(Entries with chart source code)

★ ★ ★ ★

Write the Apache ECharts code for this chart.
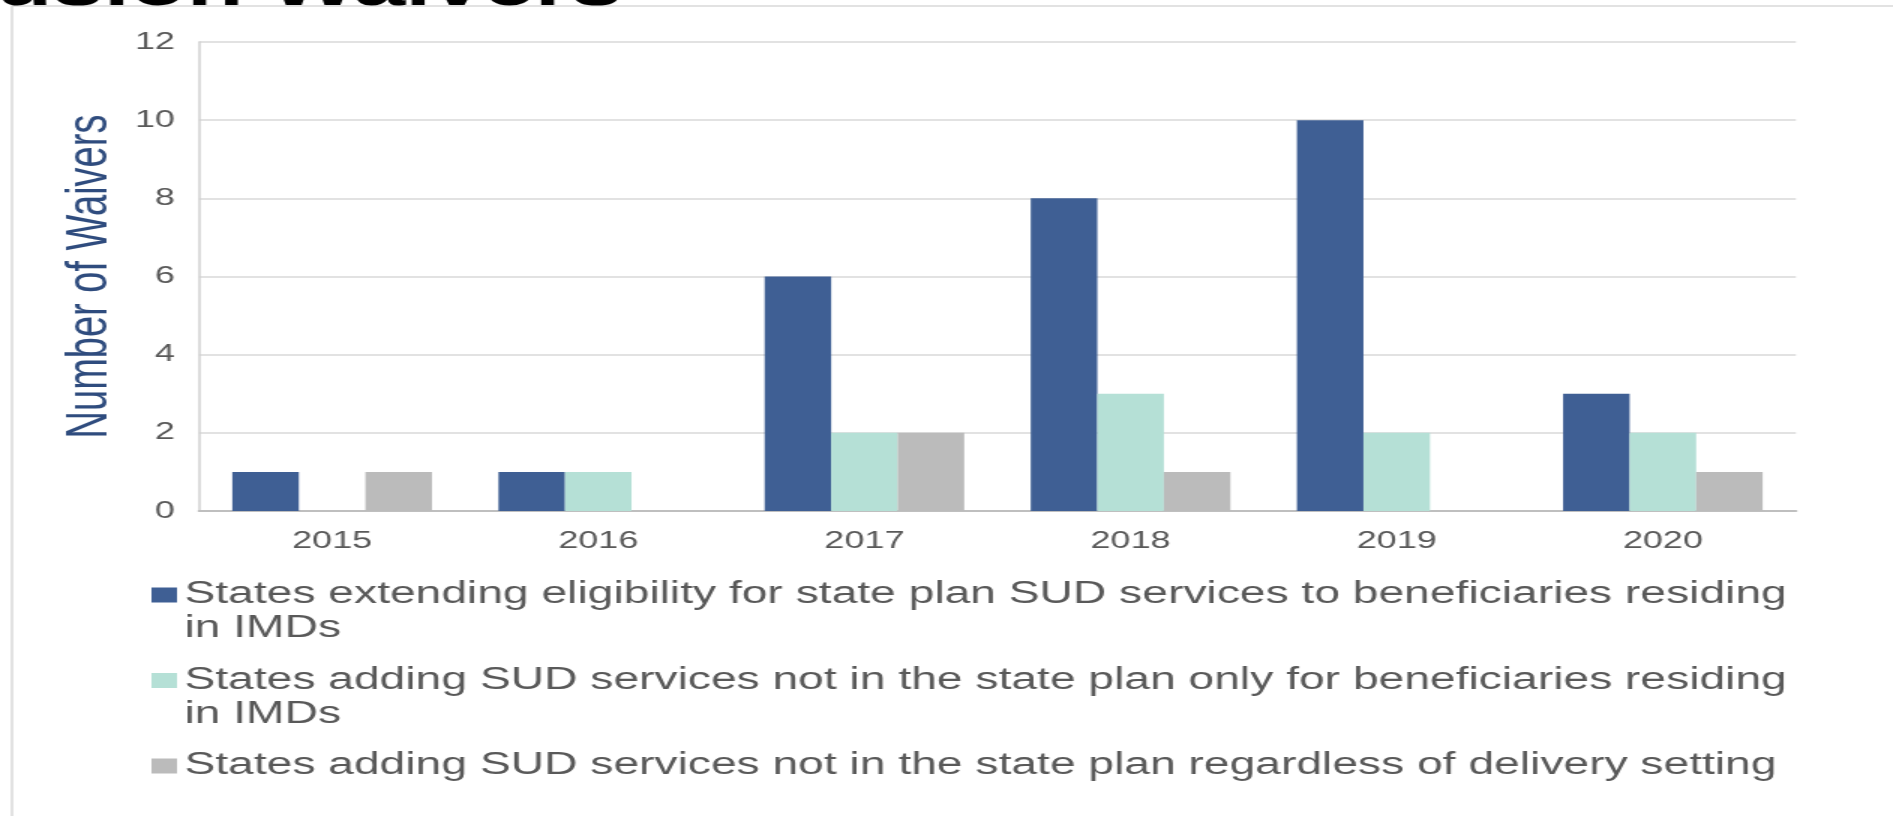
<!DOCTYPE html>
<html>
<head>
<meta charset="utf-8">
<script src="https://cdn.jsdelivr.net/npm/echarts@6/dist/echarts.min.js"></script>
<style>
  html, body { margin: 0; padding: 0; background: #ffffff; overflow: hidden; }
  #wrap { width: 1893px; height: 816px; overflow: hidden; position: relative; }
  #chart { width: 1262px; height: 816px; transform: scaleX(1.5); transform-origin: 0 0; }
</style>
</head>
<body>
<div id="wrap"><div id="chart"></div></div>
<script>
const categories = ['2015', '2016', '2017', '2018', '2019', '2020'];
const seriesNames = [
  'States extending eligibility for state plan SUD services to beneficiaries residing in IMDs',
  'States adding SUD services not in the state plan only for beneficiaries residing in IMDs',
  'States adding SUD services not in the state plan regardless of delivery setting'
];
// leading blank line keeps the first text line level with the legend marker
const legendLines = [
  ' \nStates extending eligibility for state plan SUD services to beneficiaries residing\nin IMDs',
  ' \nStates adding SUD services not in the state plan only for beneficiaries residing\nin IMDs',
  ' \nStates adding SUD services not in the state plan regardless of delivery setting\n '
];
const eligibilityInImd = [1, 1, 6, 8, 10, 3];
const addingInImdOnly = [0, 1, 2, 3, 2, 2];
const addingAnySetting = [1, 0, 2, 1, 0, 1];
const yMin = 0, yMax = 12, yInterval = 2;
const titleFragment = 'usion Waivers';
const yAxisTitle = 'Number of Waivers';

const colors = ['#3F5F94', '#B5E0D6', '#BBBBBB'];
const FONT = '"Liberation Sans", Arial, sans-serif';
const LEGEND_LH = 34;

const chart = echarts.init(document.getElementById('chart'));
chart.setOption({
  animation: false,
  backgroundColor: '#ffffff',
  color: colors,
  graphic: [
    {
      type: 'rect', silent: true, z: 0,
      shape: { x: 8, y: 6, width: 1400, height: 900 },
      style: { fill: 'none', stroke: '#D9D9D9', lineWidth: 1.5 }
    },
    {
      type: 'text', silent: true, x: -3, y: -12, z: 10,
      style: {
        text: titleFragment, fill: '#000000',
        font: 'bold 62px ' + FONT,
        align: 'left', verticalAlign: 'middle'
      }
    }
  ],
  grid: { left: 132.7, right: 64.7, top: 42, bottom: 305, containLabel: false },
  xAxis: {
    type: 'category',
    data: categories,
    axisLine: { show: true, lineStyle: { color: '#BFBFBF', width: 2 } },
    axisTick: { show: false },
    axisLabel: { color: '#595959', fontSize: 24, fontFamily: FONT, margin: 18 },
    splitLine: { show: false }
  },
  yAxis: {
    type: 'value',
    min: yMin, max: yMax, interval: yInterval,
    name: yAxisTitle,
    nameLocation: 'middle',
    nameGap: 45,
    nameTextStyle: { color: '#2F4C7E', fontSize: 38, fontFamily: FONT },
    axisLine: { show: true, lineStyle: { color: '#D0D0D0', width: 1.5 } },
    axisTick: { show: false },
    axisLabel: { color: '#595959', fontSize: 24, fontFamily: FONT, margin: 16 },
    splitLine: { show: true, lineStyle: { color: '#D9D9D9', width: 1.5 } }
  },
  legend: {
    orient: 'vertical',
    left: 101,
    top: 595 - 1.5 * LEGEND_LH,
    height: 400,
    padding: 0,
    itemGap: 85.5 - 3 * LEGEND_LH,
    itemWidth: 17,
    itemHeight: 15,
    icon: 'rect',
    data: seriesNames,
    formatter: function (name) { return legendLines[seriesNames.indexOf(name)]; },
    textStyle: { color: '#595959', fontSize: 30.8, fontFamily: FONT, lineHeight: LEGEND_LH }
  },
  series: [
    { name: seriesNames[0], type: 'bar', data: eligibilityInImd, barGap: '0%', barCategoryGap: '25%' },
    { name: seriesNames[1], type: 'bar', data: addingInImdOnly, barGap: '0%', barCategoryGap: '25%' },
    { name: seriesNames[2], type: 'bar', data: addingAnySetting, barGap: '0%', barCategoryGap: '25%' }
  ]
});
</script>
</body>
</html>
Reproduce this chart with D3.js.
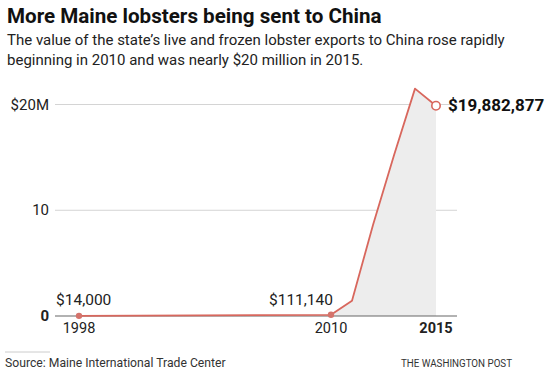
<!DOCTYPE html>
<html>
<head>
<meta charset="utf-8">
<script src="https://cdn.jsdelivr.net/npm/d3@7"></script>
<style>
  body { margin: 0; background: #fff; }
  svg { display: block; font-family: Roboto, "Liberation Sans", sans-serif; }
</style>
</head>
<body>
<div id="chart"></div>
<script>
// Maine lobster exports to China, millions of dollars
const years = [1998, 2010, 2011, 2012, 2013, 2014, 2015];
const values = [0.014, 0.11114, 1.45, 8.6, 15.2, 21.5, 19.882877];
const yTicks = [0, 10, 20];
const yTickLabels = ["0", "10", "$20M"];
const xTicks = [1998, 2010, 2015];
const pointLabels = [
  { year: 1998, text: "$14,000" },
  { year: 2010, text: "$111,140" }
];

const width = 550, height = 376;
const margin = { top: 104, right: 93, bottom: 60, left: 55 };

const svg = d3.select("#chart").append("svg")
  .attr("width", width)
  .attr("height", height);

// Title and subtitle
svg.append("text")
  .attr("x", 7).attr("y", 23)
  .style("font-size", "20.6px").style("font-weight", "700")
  .attr("fill", "#111")
  .text("More Maine lobsters being sent to China");

const sub = ["The value of the state\u2019s live and frozen lobster exports to China rose rapidly",
             "beginning in 2010 and was nearly $20 million in 2015."];
svg.selectAll(".sub").data(sub).enter().append("text")
  .attr("class", "sub")
  .attr("x", 7).attr("y", (d, i) => 45 + i * 20)
  .style("font-size", "15px")
  .attr("fill", "#222")
  .text(d => d);

// Scales
const x = d3.scaleLinear()
  .domain([1998, 2015])
  .range([79, 436]);
const y = d3.scaleLinear()
  .domain([0, 20])
  .range([316, 104.5]);

const gridRight = 457;

// Gridlines
svg.selectAll(".grid").data(yTicks.filter(d => d > 0)).enter().append("line")
  .attr("class", "grid")
  .attr("x1", margin.left).attr("x2", gridRight)
  .attr("y1", d => y(d)).attr("y2", d => y(d))
  .attr("stroke", "#d4d4d4").attr("stroke-width", 1);

// Y labels
svg.selectAll(".ylab").data(yTicks).enter().append("text")
  .attr("class", "ylab")
  .attr("x", 49)
  .attr("y", d => y(d) + 5)
  .attr("text-anchor", "end")
  .style("font-size", "15px")
  .style("font-weight", d => d === 0 ? "700" : "400")
  .attr("fill", "#222")
  .text((d, i) => yTickLabels[i]);

// Area under line from 2010 on
const data = years.map((yr, i) => ({ year: yr, value: values[i] }));
const areaData = data.filter(d => d.year >= 2010);
const area = d3.area()
  .x(d => x(d.year))
  .y0(y(0))
  .y1(d => y(d.value));
svg.append("path")
  .datum(areaData)
  .attr("d", area)
  .attr("fill", "#ededed");

// Baseline
svg.append("line")
  .attr("x1", margin.left).attr("x2", gridRight)
  .attr("y1", y(0)).attr("y2", y(0))
  .attr("stroke", "#666").attr("stroke-width", 1.2);

// Line
const line = d3.line()
  .x(d => x(d.year))
  .y(d => y(d.value));
svg.append("path")
  .datum(data)
  .attr("d", line)
  .attr("fill", "none")
  .attr("stroke", "#d8675d")
  .attr("stroke-width", 1.8)
  .attr("stroke-linejoin", "round");

// Dots
svg.selectAll(".dot").data(data.filter(d => d.year === 1998 || d.year === 2010)).enter().append("circle")
  .attr("class", "dot")
  .attr("cx", d => x(d.year)).attr("cy", d => y(d.value))
  .attr("r", 3.2)
  .attr("fill", "#d4736b");

const last = data[data.length - 1];
svg.append("circle")
  .attr("cx", x(last.year)).attr("cy", y(last.value))
  .attr("r", 4.2)
  .attr("fill", "#fff")
  .attr("stroke", "#d8675d")
  .attr("stroke-width", 1.6);

// Point labels
svg.append("text")
  .attr("x", 56).attr("y", 305)
  .style("font-size", "15.5px").attr("fill", "#222")
  .text(pointLabels[0].text);
svg.append("text")
  .attr("x", x(2010) + 2).attr("y", 305)
  .attr("text-anchor", "end")
  .style("font-size", "15.5px").attr("fill", "#222")
  .text(pointLabels[1].text);
svg.append("text")
  .attr("x", 448).attr("y", y(last.value) + 5.5)
  .style("font-size", "17px").style("font-weight", "700").attr("fill", "#111")
  .text("$" + d3.format(",")(Math.round(last.value * 1e6)));

// X labels
svg.selectAll(".xlab").data(xTicks).enter().append("text")
  .attr("class", "xlab")
  .attr("x", d => x(d))
  .attr("y", 333)
  .attr("text-anchor", "middle")
  .style("font-size", "14.5px")
  .style("font-weight", d => d === 2015 ? "700" : "400")
  .attr("fill", "#222")
  .text(d => d);

// Footer
svg.append("line")
  .attr("x1", 5).attr("x2", 50)
  .attr("y1", 352).attr("y2", 352)
  .attr("stroke", "#ccc");
svg.append("text")
  .attr("x", 5).attr("y", 367)
  .style("font-size", "12.2px").attr("fill", "#333")
  .text("Source: Maine International Trade Center");
svg.append("text")
  .attr("x", 512).attr("y", 367)
  .attr("text-anchor", "end")
  .style("font-size", "11px").attr("fill", "#333")
  .attr("textLength", 111).attr("lengthAdjust", "spacingAndGlyphs")
  .text("THE WASHINGTON POST");
</script>
</body>
</html>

★ ★ ★ ★

Written instruction:
Repeat only the lines from the beginning of the material through the line containing "const yAxisTitle = 'Number of Waivers';", both ends kept, leaving pictures out.

Exercise result:
Write the Apache ECharts code for this chart.
<!DOCTYPE html>
<html>
<head>
<meta charset="utf-8">
<script src="https://cdn.jsdelivr.net/npm/echarts@6/dist/echarts.min.js"></script>
<style>
  html, body { margin: 0; padding: 0; background: #ffffff; overflow: hidden; }
  #wrap { width: 1893px; height: 816px; overflow: hidden; position: relative; }
  #chart { width: 1262px; height: 816px; transform: scaleX(1.5); transform-origin: 0 0; }
</style>
</head>
<body>
<div id="wrap"><div id="chart"></div></div>
<script>
const categories = ['2015', '2016', '2017', '2018', '2019', '2020'];
const seriesNames = [
  'States extending eligibility for state plan SUD services to beneficiaries residing in IMDs',
  'States adding SUD services not in the state plan only for beneficiaries residing in IMDs',
  'States adding SUD services not in the state plan regardless of delivery setting'
];
// leading blank line keeps the first text line level with the legend marker
const legendLines = [
  ' \nStates extending eligibility for state plan SUD services to beneficiaries residing\nin IMDs',
  ' \nStates adding SUD services not in the state plan only for beneficiaries residing\nin IMDs',
  ' \nStates adding SUD services not in the state plan regardless of delivery setting\n '
];
const eligibilityInImd = [1, 1, 6, 8, 10, 3];
const addingInImdOnly = [0, 1, 2, 3, 2, 2];
const addingAnySetting = [1, 0, 2, 1, 0, 1];
const yMin = 0, yMax = 12, yInterval = 2;
const titleFragment = 'usion Waivers';
const yAxisTitle = 'Number of Waivers';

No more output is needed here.